Mr. Speaker, as my colleague indicated earlier, she comes from a city where crime is a serious issue and the safety of citizens is also of major concern.
The main purpose of a government is the safety and security of its citizens. If a government fails in that, then I think it has failed in every other aspect of government.
I will try to relate the questions of the hon. member to some of the comments Chuck Cadman made. In wrapping up the debate on his earlier bill, he indicated that he brought forward the issue of street racing for some of the victims. He named them in his speech, and I will not do that, but he indicated “and others [who] lost their lives to the deliberate actions of selfish, irresponsible and self-centred individuals in hot cars”.
I think that speaks volumes for the kind of guy Chuck was. He was very pointed about the people he wanted the legislation to target, but he also thought of the other side and worried about the people who had become victims. As we know, the issue of victims' rights is what brought him to the House, and we continue that. Many of his initiatives dealt with victims' rights.
This is about the issue of the rights of the criminal versus the rights of the victim. The best way to have rights for victims is for them not to become victims. The issue is this: if we are going to worry about the rights of victims, then let us not make them victims. Let us have laws in place that stop them from becoming victims. Let us have amendments to the Criminal Code such as those Chuck proposed and which this bill partially addresses. Then we will not have as many victims to deal with.

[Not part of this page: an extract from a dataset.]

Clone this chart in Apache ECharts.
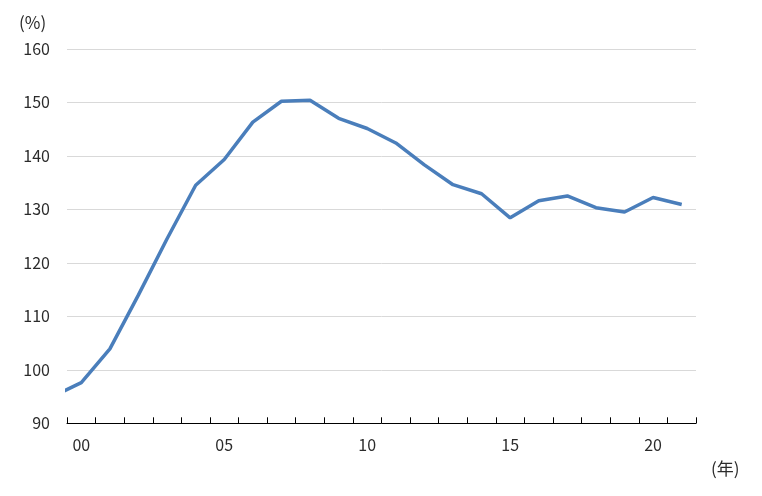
<!DOCTYPE html>
<html>
<head>
<meta charset="utf-8">
<script src="https://cdn.jsdelivr.net/npm/echarts@6/dist/echarts.min.js"></script>
<style>
html,body{margin:0;padding:0;background:#fff;}
#chart{width:762px;height:496px;}
</style>
</head>
<body>
<div id="chart"></div>
<script>
// Categories shown on the axis (2000–2021)
const categories = ['00','01','02','03','04','05','06','07','08','09','10','11','12','13','14','15','16','17','18','19','20','21'];
// Years of the data points (1999 point lies just outside the left edge and is clipped)
const years = [1999,2000,2001,2002,2003,2004,2005,2006,2007,2008,2009,2010,2011,2012,2013,2014,2015,2016,2017,2018,2019,2020,2021];
const values = [95.0,97.6,103.9,114.0,124.5,134.5,139.3,146.3,150.2,150.4,147.0,145.1,142.4,138.3,134.6,132.9,128.4,131.6,132.5,130.3,129.5,132.2,130.9];
const yTicks = [90,100,110,120,130,140,150,160];

const font = '"Noto Sans CJK JP", "Noto Sans", sans-serif';
const textColor = '#2b2b2b';

const chart = echarts.init(document.getElementById('chart'), null, {renderer:'canvas'});
chart.setOption({
  animation:false,
  backgroundColor:'#ffffff',
  grid:{left:67, right:66, top:48.8, bottom:72.7, containLabel:false},
  xAxis:[{
    type:'category',
    data:categories,
    boundaryGap:true,
    axisLine:{show:true, lineStyle:{color:'#000000', width:1}},
    axisTick:{show:true, inside:true, length:6, interval:0, lineStyle:{color:'#000000', width:1}},
    axisLabel:{
      interval:function(i){return i%5===0;},
      color:textColor, fontFamily:font, fontSize:16, margin:14
    },
    splitLine:{show:false}
  },{
    type:'value',
    min:-0.5, max:21.5,
    show:false,
    splitLine:{show:false}
  }],
  yAxis:{
    type:'value',
    min:yTicks[0], max:yTicks[yTicks.length-1], interval:10,
    axisLine:{show:false},
    axisTick:{show:false},
    axisLabel:{color:textColor, fontFamily:font, fontSize:16, margin:17},
    splitLine:{show:true, lineStyle:{color:'#d9d9d9', width:1}}
  },
  graphic:[
    {type:'text', left:19, top:14, style:{text:'(%)', fill:textColor, font:'17px ' + font}},
    {type:'text', left:711, top:460, style:{text:'(年)', fill:textColor, font:'17px ' + font}}
  ],
  series:[{
    type:'line',
    xAxisIndex:1,
    data:years.map((y,i)=>[y-2000, values[i]]),
    symbol:'none',
    clip:true,
    lineStyle:{color:'#4A7EBB', width:3.5},
    z:3
  }]
});
</script>
</body>
</html>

We can argue about the justice system and the sentencing that exists, but we feel that minimum sentences, with progressively stiffer sentencing, must be put into the Criminal Code in many places.
In closing, I will mention one instance when Chuck and I were together. In Banff we were at a caucus retreat right after we were elected for the first time in 1997. Somebody gave Chuck a message, calling him Mr. Cadman. When Chuck replied, he was referred to as “sir”. He had a pretty good sense of humour and he said, “Boy, that's sure not what they were calling me the last time I was in Banff”. In his earlier life he had played in a band and was hitchhiking across Canada in the 1960s. I think the authorities in Banff took exception to Mr. Cadman at that time, so it just goes to show us. At one time the authorities invited him to leave town and the next time he came back as a member of Parliament.
This is quite an incredible country when we think of the Chuck Cadman story.